Timeless Recap: The Space Race
This week on Timeless, Lucy, Rufus and Wyatt stop Flynn and Anthony from sabotaging the Apollo 11 moon landing, or some such nonsense.
But before we get into all of that, we need to address the fact that Flynn and Wyatt, and this time even Rufus - RUFUS, for crying out loud! - keeps killing people in the past, all seemingly without any consequences.
If you'll recall, at the end of the pilot, the gang prevented Flynn from making the Hindenburg disaster worse than it was, and by doing so, allowed someone who was supposed to die to live, which meant that Lucy's sister was never born. I know, I'm confused too.

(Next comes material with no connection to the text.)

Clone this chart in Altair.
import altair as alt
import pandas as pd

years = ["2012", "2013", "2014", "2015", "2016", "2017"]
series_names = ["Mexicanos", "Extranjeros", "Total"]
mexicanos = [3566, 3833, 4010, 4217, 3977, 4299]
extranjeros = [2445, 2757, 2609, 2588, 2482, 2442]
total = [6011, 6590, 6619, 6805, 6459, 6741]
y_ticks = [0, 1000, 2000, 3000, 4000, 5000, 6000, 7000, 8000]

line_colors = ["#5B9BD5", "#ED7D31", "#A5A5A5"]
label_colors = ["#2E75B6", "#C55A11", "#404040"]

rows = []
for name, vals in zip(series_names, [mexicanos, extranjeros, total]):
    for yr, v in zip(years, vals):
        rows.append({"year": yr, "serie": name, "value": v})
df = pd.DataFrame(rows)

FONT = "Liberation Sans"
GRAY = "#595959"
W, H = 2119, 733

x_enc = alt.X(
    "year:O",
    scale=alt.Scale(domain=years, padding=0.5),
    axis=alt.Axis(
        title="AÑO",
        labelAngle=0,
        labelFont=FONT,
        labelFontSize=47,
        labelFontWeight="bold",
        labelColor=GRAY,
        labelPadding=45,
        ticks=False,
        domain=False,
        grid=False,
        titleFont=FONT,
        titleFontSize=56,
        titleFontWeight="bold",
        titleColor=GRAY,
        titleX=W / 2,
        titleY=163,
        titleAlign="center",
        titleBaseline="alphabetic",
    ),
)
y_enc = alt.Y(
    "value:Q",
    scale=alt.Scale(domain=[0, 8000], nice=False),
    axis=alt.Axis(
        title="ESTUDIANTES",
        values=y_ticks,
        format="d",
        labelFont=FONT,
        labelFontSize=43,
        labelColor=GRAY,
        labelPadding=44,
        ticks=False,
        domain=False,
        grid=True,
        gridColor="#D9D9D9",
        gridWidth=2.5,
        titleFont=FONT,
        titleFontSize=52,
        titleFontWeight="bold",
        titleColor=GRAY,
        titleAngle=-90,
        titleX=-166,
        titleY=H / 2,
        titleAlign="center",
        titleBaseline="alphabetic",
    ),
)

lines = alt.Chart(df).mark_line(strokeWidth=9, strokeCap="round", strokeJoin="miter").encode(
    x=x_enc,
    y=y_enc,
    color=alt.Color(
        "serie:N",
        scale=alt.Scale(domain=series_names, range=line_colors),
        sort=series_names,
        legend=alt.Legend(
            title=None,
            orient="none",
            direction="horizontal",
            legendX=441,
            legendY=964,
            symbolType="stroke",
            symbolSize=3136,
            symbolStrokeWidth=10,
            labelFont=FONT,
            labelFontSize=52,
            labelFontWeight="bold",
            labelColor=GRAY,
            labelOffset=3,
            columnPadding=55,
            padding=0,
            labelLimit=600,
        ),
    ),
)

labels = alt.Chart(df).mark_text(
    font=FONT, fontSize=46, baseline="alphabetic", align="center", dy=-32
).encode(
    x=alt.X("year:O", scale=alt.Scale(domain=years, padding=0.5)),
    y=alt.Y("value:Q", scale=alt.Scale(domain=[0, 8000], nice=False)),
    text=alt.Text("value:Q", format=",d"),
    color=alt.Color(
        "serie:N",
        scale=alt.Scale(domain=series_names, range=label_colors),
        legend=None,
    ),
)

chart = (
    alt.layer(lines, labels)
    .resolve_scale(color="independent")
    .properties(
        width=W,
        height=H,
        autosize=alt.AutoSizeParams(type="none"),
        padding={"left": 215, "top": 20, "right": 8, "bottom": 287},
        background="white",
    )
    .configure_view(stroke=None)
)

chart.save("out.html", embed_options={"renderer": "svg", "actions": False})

But the point is this: from the outset, their time traveling had some real-world consequences. Ever since, however, Flynn and Wyatt have been killing people in the past at a rate of approximately two people per episode. Each time, they return to the present with nothing different than when they left it.
This just doesn't make sense to me. How does leaving someone alive in 1937 alter the future so drastically that a full human being no longer exists, but killing someone in 1969 leaves no consequence? Is there some horrifying alternate future outside the confines of Mason Industries that we are somehow not aware of? Perhaps there's secretly a barren, war-torn landscape in Ohio or something that the trio will one day stumble upon and realize they are the cause of it all?

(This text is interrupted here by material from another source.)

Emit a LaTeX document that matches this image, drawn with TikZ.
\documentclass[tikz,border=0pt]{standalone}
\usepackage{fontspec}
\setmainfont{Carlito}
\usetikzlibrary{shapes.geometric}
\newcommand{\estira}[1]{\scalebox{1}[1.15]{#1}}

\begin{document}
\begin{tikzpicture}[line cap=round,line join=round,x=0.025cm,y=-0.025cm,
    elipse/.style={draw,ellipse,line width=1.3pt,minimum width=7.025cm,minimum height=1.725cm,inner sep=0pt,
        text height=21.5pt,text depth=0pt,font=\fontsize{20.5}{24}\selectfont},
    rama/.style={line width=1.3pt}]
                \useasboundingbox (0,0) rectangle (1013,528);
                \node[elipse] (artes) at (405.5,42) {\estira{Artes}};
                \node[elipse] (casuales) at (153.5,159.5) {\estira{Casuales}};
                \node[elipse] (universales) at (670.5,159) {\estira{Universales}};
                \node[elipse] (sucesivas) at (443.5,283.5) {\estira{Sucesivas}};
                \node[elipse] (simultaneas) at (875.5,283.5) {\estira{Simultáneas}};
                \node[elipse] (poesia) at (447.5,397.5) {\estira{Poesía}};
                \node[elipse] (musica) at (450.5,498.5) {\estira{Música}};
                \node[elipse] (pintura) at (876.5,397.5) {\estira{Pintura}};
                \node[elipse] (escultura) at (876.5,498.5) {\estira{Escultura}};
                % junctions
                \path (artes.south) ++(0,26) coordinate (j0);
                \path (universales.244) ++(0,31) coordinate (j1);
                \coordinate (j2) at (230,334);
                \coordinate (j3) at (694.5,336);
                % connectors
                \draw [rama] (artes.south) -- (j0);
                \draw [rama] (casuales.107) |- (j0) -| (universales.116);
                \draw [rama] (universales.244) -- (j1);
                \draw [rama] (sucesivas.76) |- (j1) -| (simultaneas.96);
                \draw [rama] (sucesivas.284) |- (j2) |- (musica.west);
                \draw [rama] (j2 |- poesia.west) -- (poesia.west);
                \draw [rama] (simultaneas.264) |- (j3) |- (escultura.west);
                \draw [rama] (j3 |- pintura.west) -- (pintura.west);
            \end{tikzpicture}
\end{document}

I could tolerate most of this senseless violence so far until this episode, when Rufus, apparently distraught over the moon landing never happening and Anthony's betrayal in the name of science, kills a NASA guard to prove that he means business. In the end he frets to Lucy over how their time traveling escapades are changing him, but that all happens in the PRESENT, where there is NO APPARENT CHANGE DUE TO THEIR ACTIONS IN THE PAST.
Look, I don't mind knocking off a few bad guys, especially if they're Nazis, but the most basic rule of time travel is pretty clear: don't change anything too drastically, because it can create a ripple effect through the spacetime continuum and either change the future as we know it OR create an alternate timeline that can be difficult to escape from. We all remember what happened when Marty McFly left a copy of a 2015 sports almanac back in 1985. It those stakes that make time-travel narratives fun.
Unfortunately, in Timeless we have yet to see any of these stakes on the large scale, minus Lucy's mysteriously vanishing sister. The trio keeps averting major history disasters, but it's the smaller-scale ones, the ones that show that every human life is worthwhile on some level, that is always at the heart of the best time-travel stories. Until we see something similar on Timeless, I'm afraid the show won't be much more than a Monday night distraction.